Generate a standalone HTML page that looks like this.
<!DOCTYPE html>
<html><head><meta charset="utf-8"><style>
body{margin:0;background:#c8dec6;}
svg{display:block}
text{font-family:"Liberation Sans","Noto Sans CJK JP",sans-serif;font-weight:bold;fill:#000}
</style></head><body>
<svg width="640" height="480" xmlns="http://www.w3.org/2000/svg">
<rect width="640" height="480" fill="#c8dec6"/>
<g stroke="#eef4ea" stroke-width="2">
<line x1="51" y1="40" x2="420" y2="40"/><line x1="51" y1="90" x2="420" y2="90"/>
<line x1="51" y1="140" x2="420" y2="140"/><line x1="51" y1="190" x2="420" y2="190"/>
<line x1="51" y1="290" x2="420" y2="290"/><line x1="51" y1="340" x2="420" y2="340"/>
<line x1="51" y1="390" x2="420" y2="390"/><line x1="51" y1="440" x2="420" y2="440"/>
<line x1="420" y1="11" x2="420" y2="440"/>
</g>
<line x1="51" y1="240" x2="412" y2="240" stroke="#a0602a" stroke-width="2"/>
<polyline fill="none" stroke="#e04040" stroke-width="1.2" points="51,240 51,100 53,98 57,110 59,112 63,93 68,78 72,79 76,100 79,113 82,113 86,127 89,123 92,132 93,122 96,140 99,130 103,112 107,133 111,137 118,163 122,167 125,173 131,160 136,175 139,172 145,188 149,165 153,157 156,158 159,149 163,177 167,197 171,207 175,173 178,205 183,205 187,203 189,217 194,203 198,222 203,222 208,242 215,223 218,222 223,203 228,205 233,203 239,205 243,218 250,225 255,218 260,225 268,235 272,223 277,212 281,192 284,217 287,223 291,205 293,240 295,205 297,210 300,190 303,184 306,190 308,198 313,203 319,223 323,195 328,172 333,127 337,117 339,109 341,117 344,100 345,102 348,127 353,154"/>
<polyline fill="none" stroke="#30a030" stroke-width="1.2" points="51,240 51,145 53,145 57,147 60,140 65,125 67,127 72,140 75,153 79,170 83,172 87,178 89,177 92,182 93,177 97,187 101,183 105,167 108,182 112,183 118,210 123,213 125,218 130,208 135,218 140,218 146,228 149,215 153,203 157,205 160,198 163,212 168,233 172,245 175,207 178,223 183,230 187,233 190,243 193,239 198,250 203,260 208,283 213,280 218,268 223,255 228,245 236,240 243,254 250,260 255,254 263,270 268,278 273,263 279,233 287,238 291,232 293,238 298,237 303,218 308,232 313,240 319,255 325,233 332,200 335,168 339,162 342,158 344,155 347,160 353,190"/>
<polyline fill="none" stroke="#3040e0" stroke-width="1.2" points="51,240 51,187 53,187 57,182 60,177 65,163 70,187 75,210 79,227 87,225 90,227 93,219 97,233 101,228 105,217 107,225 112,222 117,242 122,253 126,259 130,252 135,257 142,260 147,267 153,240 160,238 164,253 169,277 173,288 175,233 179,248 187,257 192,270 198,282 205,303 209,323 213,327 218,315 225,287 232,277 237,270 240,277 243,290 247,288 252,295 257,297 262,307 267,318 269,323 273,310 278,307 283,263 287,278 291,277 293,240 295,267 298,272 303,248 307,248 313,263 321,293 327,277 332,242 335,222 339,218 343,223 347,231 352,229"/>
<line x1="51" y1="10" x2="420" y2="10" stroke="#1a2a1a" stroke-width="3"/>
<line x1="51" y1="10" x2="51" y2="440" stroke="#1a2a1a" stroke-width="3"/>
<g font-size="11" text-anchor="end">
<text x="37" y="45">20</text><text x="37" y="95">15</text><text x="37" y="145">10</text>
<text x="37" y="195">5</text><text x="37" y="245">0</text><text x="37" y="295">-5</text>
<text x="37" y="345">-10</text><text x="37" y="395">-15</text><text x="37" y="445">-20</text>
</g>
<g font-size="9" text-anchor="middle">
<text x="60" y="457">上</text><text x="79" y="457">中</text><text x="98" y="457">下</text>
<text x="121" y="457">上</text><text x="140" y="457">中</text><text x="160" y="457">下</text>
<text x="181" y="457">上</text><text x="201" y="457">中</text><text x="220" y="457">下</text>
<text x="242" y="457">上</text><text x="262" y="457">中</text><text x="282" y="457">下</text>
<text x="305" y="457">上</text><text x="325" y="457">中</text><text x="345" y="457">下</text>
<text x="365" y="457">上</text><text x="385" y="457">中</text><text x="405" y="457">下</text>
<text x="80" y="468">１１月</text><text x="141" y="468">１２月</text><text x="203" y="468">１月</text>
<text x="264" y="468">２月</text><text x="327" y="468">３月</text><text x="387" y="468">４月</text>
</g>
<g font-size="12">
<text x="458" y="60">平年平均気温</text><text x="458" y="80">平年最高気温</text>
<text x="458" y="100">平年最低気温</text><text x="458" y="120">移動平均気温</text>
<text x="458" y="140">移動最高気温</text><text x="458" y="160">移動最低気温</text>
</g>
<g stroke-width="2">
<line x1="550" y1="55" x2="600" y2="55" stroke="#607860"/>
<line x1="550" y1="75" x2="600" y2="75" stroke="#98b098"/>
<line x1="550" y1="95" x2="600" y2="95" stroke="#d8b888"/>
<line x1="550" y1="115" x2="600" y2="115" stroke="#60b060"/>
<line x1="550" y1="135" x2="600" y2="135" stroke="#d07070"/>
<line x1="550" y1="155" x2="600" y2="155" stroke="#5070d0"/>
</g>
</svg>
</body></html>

++++++++++++++++++++

*WRITTEN EXERCISE*. Quote the data in full, keeping each word unchanged.

*WRITTEN REPLY*.
Generate a standalone HTML page that looks like this.
<!DOCTYPE html>
<html><head><meta charset="utf-8"><style>
body{margin:0;background:#c8dec6;}
svg{display:block}
text{font-family:"Liberation Sans","Noto Sans CJK JP",sans-serif;font-weight:bold;fill:#000}
</style></head><body>
<svg width="640" height="480" xmlns="http://www.w3.org/2000/svg">
<rect width="640" height="480" fill="#c8dec6"/>
<g stroke="#eef4ea" stroke-width="2">
<line x1="51" y1="40" x2="420" y2="40"/><line x1="51" y1="90" x2="420" y2="90"/>
<line x1="51" y1="140" x2="420" y2="140"/><line x1="51" y1="190" x2="420" y2="190"/>
<line x1="51" y1="290" x2="420" y2="290"/><line x1="51" y1="340" x2="420" y2="340"/>
<line x1="51" y1="390" x2="420" y2="390"/><line x1="51" y1="440" x2="420" y2="440"/>
<line x1="420" y1="11" x2="420" y2="440"/>
</g>
<line x1="51" y1="240" x2="412" y2="240" stroke="#a0602a" stroke-width="2"/>
<polyline fill="none" stroke="#e04040" stroke-width="1.2" points="51,240 51,100 53,98 57,110 59,112 63,93 68,78 72,79 76,100 79,113 82,113 86,127 89,123 92,132 93,122 96,140 99,130 103,112 107,133 111,137 118,163 122,167 125,173 131,160 136,175 139,172 145,188 149,165 153,157 156,158 159,149 163,177 167,197 171,207 175,173 178,205 183,205 187,203 189,217 194,203 198,222 203,222 208,242 215,223 218,222 223,203 228,205 233,203 239,205 243,218 250,225 255,218 260,225 268,235 272,223 277,212 281,192 284,217 287,223 291,205 293,240 295,205 297,210 300,190 303,184 306,190 308,198 313,203 319,223 323,195 328,172 333,127 337,117 339,109 341,117 344,100 345,102 348,127 353,154"/>
<polyline fill="none" stroke="#30a030" stroke-width="1.2" points="51,240 51,145 53,145 57,147 60,140 65,125 67,127 72,140 75,153 79,170 83,172 87,178 89,177 92,182 93,177 97,187 101,183 105,167 108,182 112,183 118,210 123,213 125,218 130,208 135,218 140,218 146,228 149,215 153,203 157,205 160,198 163,212 168,233 172,245 175,207 178,223 183,230 187,233 190,243 193,239 198,250 203,260 208,283 213,280 218,268 223,255 228,245 236,240 243,254 250,260 255,254 263,270 268,278 273,263 279,233 287,238 291,232 293,238 298,237 303,218 308,232 313,240 319,255 325,233 332,200 335,168 339,162 342,158 344,155 347,160 353,190"/>
<polyline fill="none" stroke="#3040e0" stroke-width="1.2" points="51,240 51,187 53,187 57,182 60,177 65,163 70,187 75,210 79,227 87,225 90,227 93,219 97,233 101,228 105,217 107,225 112,222 117,242 122,253 126,259 130,252 135,257 142,260 147,267 153,240 160,238 164,253 169,277 173,288 175,233 179,248 187,257 192,270 198,282 205,303 209,323 213,327 218,315 225,287 232,277 237,270 240,277 243,290 247,288 252,295 257,297 262,307 267,318 269,323 273,310 278,307 283,263 287,278 291,277 293,240 295,267 298,272 303,248 307,248 313,263 321,293 327,277 332,242 335,222 339,218 343,223 347,231 352,229"/>
<line x1="51" y1="10" x2="420" y2="10" stroke="#1a2a1a" stroke-width="3"/>
<line x1="51" y1="10" x2="51" y2="440" stroke="#1a2a1a" stroke-width="3"/>
<g font-size="11" text-anchor="end">
<text x="37" y="45">20</text><text x="37" y="95">15</text><text x="37" y="145">10</text>
<text x="37" y="195">5</text><text x="37" y="245">0</text><text x="37" y="295">-5</text>
<text x="37" y="345">-10</text><text x="37" y="395">-15</text><text x="37" y="445">-20</text>
</g>
<g font-size="9" text-anchor="middle">
<text x="60" y="457">上</text><text x="79" y="457">中</text><text x="98" y="457">下</text>
<text x="121" y="457">上</text><text x="140" y="457">中</text><text x="160" y="457">下</text>
<text x="181" y="457">上</text><text x="201" y="457">中</text><text x="220" y="457">下</text>
<text x="242" y="457">上</text><text x="262" y="457">中</text><text x="282" y="457">下</text>
<text x="305" y="457">上</text><text x="325" y="457">中</text><text x="345" y="457">下</text>
<text x="365" y="457">上</text><text x="385" y="457">中</text><text x="405" y="457">下</text>
<text x="80" y="468">１１月</text><text x="141" y="468">１２月</text><text x="203" y="468">１月</text>
<text x="264" y="468">２月</text><text x="327" y="468">３月</text><text x="387" y="468">４月</text>
</g>
<g font-size="12">
<text x="458" y="60">平年平均気温</text><text x="458" y="80">平年最高気温</text>
<text x="458" y="100">平年最低気温</text><text x="458" y="120">移動平均気温</text>
<text x="458" y="140">移動最高気温</text><text x="458" y="160">移動最低気温</text>
</g>
<g stroke-width="2">
<line x1="550" y1="55" x2="600" y2="55" stroke="#607860"/>
<line x1="550" y1="75" x2="600" y2="75" stroke="#98b098"/>
<line x1="550" y1="95" x2="600" y2="95" stroke="#d8b888"/>
<line x1="550" y1="115" x2="600" y2="115" stroke="#60b060"/>
<line x1="550" y1="135" x2="600" y2="135" stroke="#d07070"/>
<line x1="550" y1="155" x2="600" y2="155" stroke="#5070d0"/>
</g>
</svg>
</body></html>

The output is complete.